Aug 25, 2014

We're here, we're queer, even we belong somewhere

On Saturday, we made the drive down to Kenmore Lanes, a bowling alley in suburban Seattle. While the venue is nothing special in its own right, it happens to be the location of choice for the quarterly Seattle Furlife group bowling meetup... and that makes it entirely worth the commute. It draws enough furries from around Seattle and surrounding areas to feel like a miniature convention; usually 150-200 of us show up. The attendance seemed a little down this time around, but I believe that was due to BronyCan being held in Vancouver the same day, as well as all the other late summer events happening around the city. Still, we had a good turn-out, and got to welcome quite a few new fuzzy faces to the group. This was our third Furlife bowling meet (we missed the last one), and it seems I only have more fun every time we go. It's good to see a few more familiar faces each time, both in and out of suit.

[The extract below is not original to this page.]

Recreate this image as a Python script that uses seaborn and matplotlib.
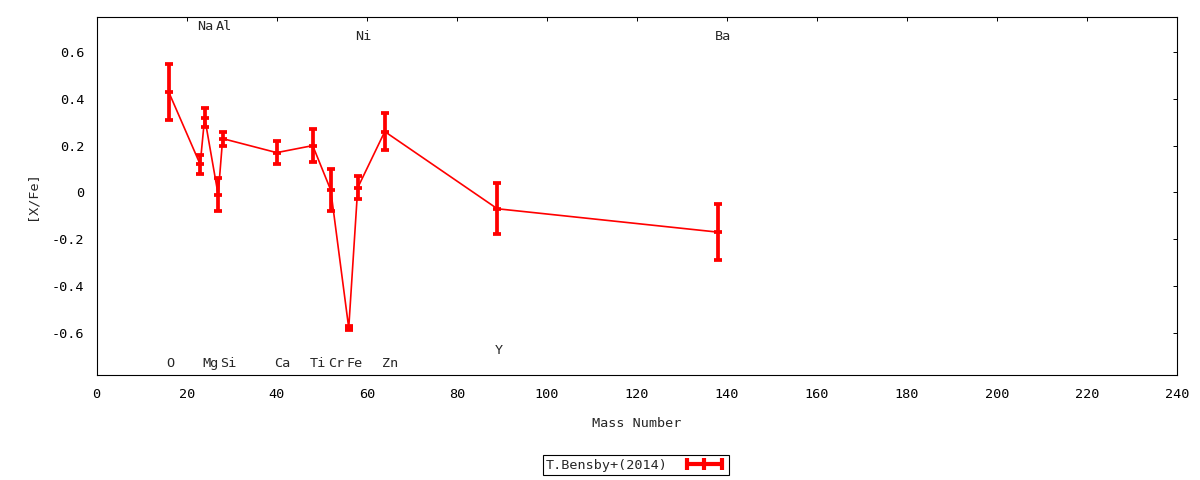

Admittedly, my depressive funk worsened severely on Friday, to the extent that I was essentially bedridden. I didn't know that I could actually sleep that much and still feel so exhausted. While in such a vulnerable state, the idea of subjecting myself to crowds and commotion and forcing myself to even appear social seemed utterly unappealing, so I strongly considered sitting out the next day's meetup. But with my mate expressing her eagerness to go, I didn't want to be a disappointing drag, so I thought better of canceling our RSVP. Besides, I reasoned, just spending another day moping around and hiding wasn't going to make me feel much better... especially with how much we had been looking forward to this event for weeks prior.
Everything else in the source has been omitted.